Re: Our financial system is crumbling this week.
Posted: February 12 09, 7:06 pm
by TimeForGuinness
planet pujolsian wrote:Admittedly, I haven't been paying enough attention lately to know the "meat" of the Republicans objection to the latest stimulus efforts. Can anyone summarize? I assume they object to specific allocation recipients? Or do they object to the stimulus altogether? Anyone without trepidation about that much money earmarked in that short of time is probably indifferent, wealthy, or far left of center. However, it irks me that the same people with a good deal of responsibility for the unfettered, unregulated capitalism that got us here in the first place are trying to represent themselves as stewards of the economy. That ship has sailed.
They don't want to spend anything, but they want tax cuts.
Re: Our financial system is crumbling this week.
Posted: February 12 09, 7:14 pm
by Arthur Dent
planet pujolsian wrote:I assume they object to specific allocation recipients?
Not really. They want the entire thing scrapped and replaced with a truly massive (and far more expensive) tax cut. As far as trepidation over spending, spending is the whole point of the stimulus. If you believe in stiumuls, you're going to have to be ok with spending a lot of money. In fact, the current package is almost certainly far too small (by maybe 2x). It's not really possible to favor stimulus but be concerned that there is too much spending.

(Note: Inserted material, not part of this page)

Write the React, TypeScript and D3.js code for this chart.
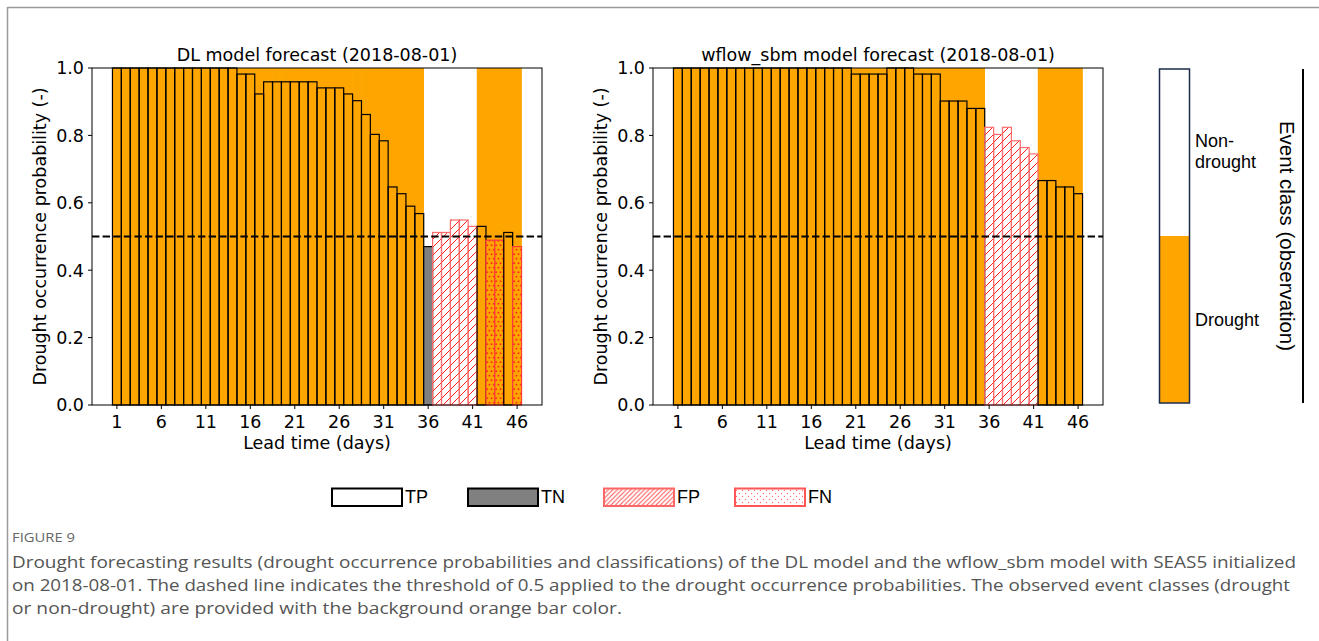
import * as d3 from 'd3'

// lead times and observed event class (1 = drought, 0 = non-drought)
const leadDays = d3.range(1, 47)
const observedDrought = [
  1, 1, 1, 1, 1, 1, 1, 1, 1, 1, 1, 1, 1, 1, 1, 1, 1, 1, 1, 1, 1, 1, 1, 1, 1, 1, 1, 1, 1, 1, 1, 1, 1, 1, 1,
  0, 0, 0, 0, 0, 0,
  1, 1, 1, 1, 1
]

// drought occurrence probabilities
const dlProb = [
  1.0, 1.0, 1.0, 1.0, 1.0, 1.0, 1.0, 1.0, 1.0, 1.0, 1.0, 1.0, 1.0, 1.0,
  0.982, 0.982, 0.923, 0.959, 0.959, 0.959, 0.959, 0.959, 0.959, 0.941, 0.941, 0.941,
  0.923, 0.903, 0.862, 0.803, 0.784, 0.647, 0.627, 0.59, 0.568,
  0.47, 0.512, 0.512, 0.549, 0.549, 0.53, 0.53, 0.489, 0.489, 0.512, 0.47
]
const wflowProb = [
  1.0, 1.0, 1.0, 1.0, 1.0, 1.0, 1.0, 1.0, 1.0, 1.0, 1.0, 1.0, 1.0, 1.0, 1.0, 1.0, 1.0, 1.0, 1.0, 1.0,
  0.982, 0.982, 0.982, 0.982, 1.0, 1.0, 1.0, 0.982, 0.982, 0.982,
  0.902, 0.902, 0.902, 0.88, 0.88,
  0.824, 0.803, 0.824, 0.784, 0.764, 0.745,
  0.666, 0.666, 0.647, 0.647, 0.627
]

const xTicks = [1, 6, 11, 16, 21, 26, 31, 36, 41, 46]
const yTicks = [0, 0.2, 0.4, 0.6, 0.8, 1.0]
const threshold = 0.5
const legendItems = ['TP', 'TN', 'FP', 'FN']
const classLabels = ['Non-drought', 'Drought']

const captionLines = [
  'Drought forecasting results (drought occurrence probabilities and classifications) of the DL model and the wflow_sbm model with SEAS5 initialized',
  'on 2018-08-01. The dashed line indicates the threshold of 0.5 applied to the drought occurrence probabilities. The observed event classes (drought',
  'or non-drought) are provided with the background orange bar color.'
]
const captionWidths = [1284, 1278, 610]

const ORANGE = '#FFA500'
const mpl = 'DejaVu Sans, sans-serif'
const arial = 'Liberation Sans, Arial, sans-serif'

const classify = (p, obs) => {
  const pred = p >= threshold
  if (pred && obs) return 'TP'
  if (!pred && !obs) return 'TN'
  if (pred && !obs) return 'FP'
  return 'FN'
}

function Panel({ left, title, probs }) {
  const top = 68
  const bottom = 405
  const x = d3.scaleLinear().domain([-1.8, 48.8]).range([left, left + 450])
  const y = d3.scaleLinear().domain([0, 1]).range([bottom, top])
  const bw = x(1) - x(0)

  return (
    <g>
      {/* observed class background */}
      {leadDays.map((d, i) =>
        observedDrought[i] ? (
          <rect key={'bg' + d} x={x(d) - bw / 2 - 0.3} y={y(1)} width={bw + 0.6} height={y(0) - y(1)} fill={ORANGE} />
        ) : null
      )}
      {/* forecast bars */}
      {leadDays.map((d, i) => {
        const c = classify(probs[i], observedDrought[i])
        let fill = 'none'
        let stroke = '#000'
        if (c === 'TN') fill = '#808080'
        if (c === 'FP') { fill = 'url(#hatchPlot)'; stroke = '#ff6b6b' }
        if (c === 'FN') { fill = 'url(#dotsPlot)'; stroke = '#ff3b3b' }
        return (
          <rect key={'b' + d} x={x(d) - bw / 2} y={y(probs[i])} width={bw} height={y(0) - y(probs[i])}
            fill={fill} stroke={stroke} strokeWidth={1.2} />
        )
      })}
      {/* threshold */}
      <line x1={left} x2={left + 450} y1={y(threshold)} y2={y(threshold)} stroke="#000" strokeWidth={2}
        strokeDasharray="7.4,3.2" />
      {/* frame */}
      <rect x={left} y={top} width={450} height={bottom - top} fill="none" stroke="#000" strokeWidth={1} />
      {xTicks.map(t => (
        <g key={'xt' + t}>
          <line x1={x(t)} x2={x(t)} y1={bottom} y2={bottom + 4} stroke="#000" />
          <text x={x(t)} y={bottom + 22.5} textAnchor="middle" fontSize={17.5} fontFamily={mpl}>{t}</text>
        </g>
      ))}
      {yTicks.map(t => (
        <g key={'yt' + t}>
          <line x1={left - 4} x2={left} y1={y(t)} y2={y(t)} stroke="#000" />
          <text x={left - 8} y={y(t) + 6.3} textAnchor="end" fontSize={17.5} fontFamily={mpl}>{t.toFixed(1)}</text>
        </g>
      ))}
      <text x={left + 225} y={61} textAnchor="middle" fontSize={17.5} fontFamily={mpl}>{title}</text>
      <text x={left + 225} y={449} textAnchor="middle" fontSize={17.5} fontFamily={mpl}>Lead time (days)</text>
      <text transform={`translate(${left - 46},${(top + bottom) / 2}) rotate(-90)`} textAnchor="middle"
        fontSize={17.5} fontFamily={mpl}>Drought occurrence probability (-)</text>
    </g>
  )
}

export default function App() {
  const legendX = [332, 468, 604, 735]
  return (
    <svg width={1319} height={641} style={{ position: 'absolute', left: 0, top: 0, display: 'block', background: '#fff' }}>
      <defs>
        <pattern id="hatchPlot" patternUnits="userSpaceOnUse" width={8} height={8}>
          <path d="M-2,2 l4,-4 M0,8 l8,-8 M6,10 l4,-4" stroke="#ff2020" strokeWidth={1} />
        </pattern>
        <pattern id="dotsPlot" patternUnits="userSpaceOnUse" width={4.5} height={9}>
          <rect width={4.5} height={9} fill={ORANGE} />
          <circle cx={1.1} cy={2.2} r={0.9} fill="#ff1a1a" />
          <circle cx={3.35} cy={6.7} r={0.9} fill="#ff1a1a" />
        </pattern>
        <pattern id="hatchLegend" patternUnits="userSpaceOnUse" width={4.5} height={4.5}>
          <path d="M-1,1 l2,-2 M0,4.5 l4.5,-4.5 M3.5,5.5 l2,-2" stroke="#ff5050" strokeWidth={1} />
        </pattern>
        <pattern id="dotsLegend" patternUnits="userSpaceOnUse" width={6} height={6}>
          <circle cx={1.5} cy={1.5} r={0.7} fill="#ff7070" />
          <circle cx={4.5} cy={4.5} r={0.7} fill="#ff7070" />
        </pattern>
      </defs>

      {/* figure frame */}
      <line x1={7.5} x2={1319} y1={7.5} y2={7.5} stroke="#9a9a9a" strokeWidth={1.5} />
      <line x1={7.5} x2={7.5} y1={7} y2={641} stroke="#9a9a9a" strokeWidth={1.5} />

      <Panel left={92} title="DL model forecast (2018-08-01)" probs={dlProb} />
      <Panel left={653} title="wflow_sbm model forecast (2018-08-01)" probs={wflowProb} />

      {/* observed class colour key */}
      <rect x={1159.5} y={69} width={30} height={167} fill="#fff" />
      <rect x={1159.5} y={236} width={30} height={167} fill={ORANGE} />
      <rect x={1159.5} y={69} width={30} height={334} fill="none" stroke="#1c2b4b" strokeWidth={1.5} />
      <text x={1195} y={147} fontSize={18} fontFamily={arial}>Non-</text>
      <text x={1195} y={168} fontSize={18} fontFamily={arial}>{classLabels[0].slice(4)}</text>
      <text x={1195} y={326} fontSize={18} fontFamily={arial}>{classLabels[1]}</text>
      <line x1={1303} x2={1303} y1={69} y2={403} stroke="#000" strokeWidth={2} />
      <text transform="translate(1280,236) rotate(90)" textAnchor="middle" fontSize={20.5} fontFamily={arial}>
        Event class (observation)
      </text>

      {/* legend */}
      {legendItems.map((k, i) => {
        const fills = { TP: '#fff', TN: '#808080', FP: 'url(#hatchLegend)', FN: 'url(#dotsLegend)' }
        const strokes = { TP: '#000', TN: '#000', FP: '#ff6666', FN: '#ff5555' }
        return (
          <g key={k}>
            {k === 'FP' || k === 'FN' ? <rect x={legendX[i]} y={488.5} width={70} height={17.5} fill="#fff" /> : null}
            <rect x={legendX[i]} y={488.5} width={70} height={17.5} fill={fills[k]} stroke={strokes[k]} strokeWidth={2} />
            <text x={legendX[i] + 73} y={503} fontSize={18} fontFamily={arial}>{k}</text>
          </g>
        )
      })}

      {/* caption */}
      <text x={12} y={541.5} fontSize={12} fill="#666" fontFamily="Open Sans, sans-serif" textLength={63}
        lengthAdjust="spacingAndGlyphs">FIGURE 9</text>
      {captionLines.map((l, i) => (
        <text key={i} x={12} y={567.5 + i * 23} fontSize={17} fill="#555" fontFamily="Open Sans, sans-serif"
          textLength={captionWidths[i]} lengthAdjust="spacingAndGlyphs">{l}</text>
      ))}
    </svg>
  )
}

Re: Our financial system is crumbling this week.
Posted: February 12 09, 7:19 pm
by sighyoung
Arthur Dent wrote:planet pujolsian wrote:I assume they object to specific allocation recipients?
Not really. They want the entire thing scrapped and replaced with a truly massive (and far more expensive) tax cut. As far as trepidation over spending, spending is the whole point of the stimulus. If you believe in stiumuls, you're going to have to be ok with spending a lot of money. In fact, the current package is almost certainly far too small (by maybe 2x). It's not really possible to favor stimulus but be concerned that there is too much spending.
In fact they got their tax cuts, too. Since Republicans couldn't control the final bill, they wanted to influence it and get increased tax cuts, but be able to attack the whole bill as Democratic pork. They got what they hoped to get.
Re: Our financial system is crumbling this week.
Posted: February 12 09, 7:32 pm
by maddash
Arthur Dent wrote:planet pujolsian wrote:I assume they object to specific allocation recipients?
Not really. They want the entire thing scrapped and replaced with a truly massive (and far more expensive) tax cut. As far as trepidation over spending, spending is the whole point of the stimulus. If you believe in stiumuls, you're going to have to be ok with spending a lot of money. In fact, the current package is almost certainly far too small (by maybe 2x).
It's not really possible to favor stimulus but be concerned that there is too much spending.
Well, even I have some trepidation about spending that will remain after the stimulus is over. Spending to jumpstart things I have no problem with (and I agree it's probably not enough by a long shot), but I have concerns that some spending in this bill is simply going to carryover in other bills and raise government expenditures for years to come. Temporary spending is the key for me.